Miles Kimball loves this idea. Basically, the central bank could tax reserve accounts, and there are schemes that might allow taxation of currency or its electronic replacement.
What would be the effect of taxing central bank liabilities? For simplicity, think about a world with perfect certainty. In the long run, standard asset pricing gives us the Fisher relation, which is
R = r + i,
where R is the short-term nominal interest rate, r is the real interest rate, and i is the inflation rate. If central bank liabilities are not taxed, then arbitrage gives us the zero lower bound, i.e. R cannot fall below zero. But if we tax central bank liabilities at the rate t per period, then the lower bound on R is -t. Therefore, in the long run, if R is targeted at its lower bound by the central bank,
i = - r - t
So, if we think that r is invariant to monetary policy in the long run, then if the central bank pegs the nominal interest rate at its lower bound, and central bank liabilities are taxed, this will make long-run inflation
lower.
Basically, people who advocate for taxes on central bank liabilities as a means for increasing inflation are making the same error as are people who are concerned that the currently large stock of reserve balances in the United States might ultimately produce more inflation (a group of people that may or may not have once included yours truly). For example, you might think that, if you tax central bank liabilities, then people have less inducement to hold those liabilities, and inflation results due to some kind of hot-potato effect. Similarly, you might think that, as assets other than money become more attractive (as the economy recovers and real returns rise), that inflation might rise, for a similar reason. Well, that logic is wrong. To induce people to hold central bank liabilities when the nominal interest rate has been at its lower bound for a long period of time, the inflation rate must be sufficiently low, so that the real return on money is sufficiently high.

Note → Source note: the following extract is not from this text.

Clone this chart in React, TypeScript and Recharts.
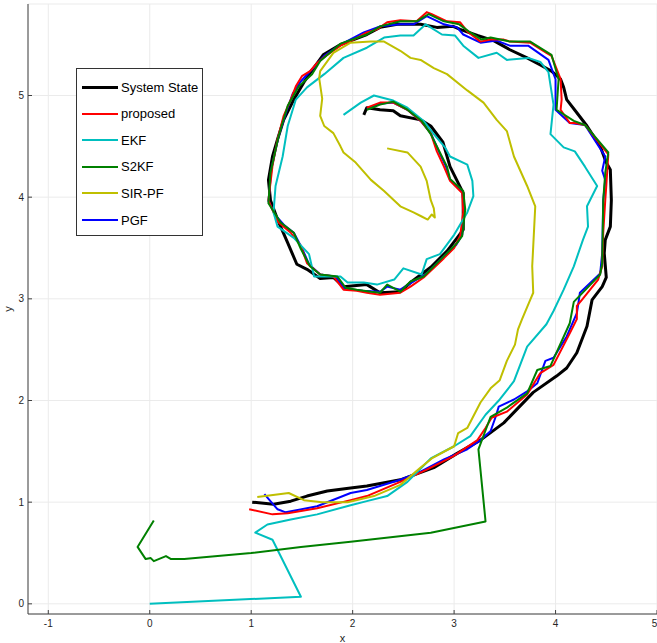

If we tax central bank liabilities, or the real returns on alternative assets are higher, the inflation rate must be all the lower in the long term, in order to make central bank liabilities sufficiently attractive that people will hold them.
***Addendum: I made an error in the chart by including a March observation which was a preliminary estimate for something that was not in fact the national CPI. Here's the chart that (correctly) drops the last observation:
So that doesn't give the dramatic story I thought it did, i.e. year-over-year inflation is still up around 1.5%, though short of the Bank of Japan's 2% inflation target. Note as well, that if we look at the levels, in January the CPI fell, and there was no change in February.
Further, if we take a longer view:
So, in spite of the recent blip in inflation, the average rate of inflation in Japan over the last twenty years is about zero, and in that 20-year period we have seen other short bursts of inflation. Thus, the Bank of Japan seems to have had some difficulty in producing inflation - but this time may be different. Given that the Bank seems intent on holding the short-term nominal interest rate at zero (essentially), I don't see it, but I'm curious to see how the data unfolds.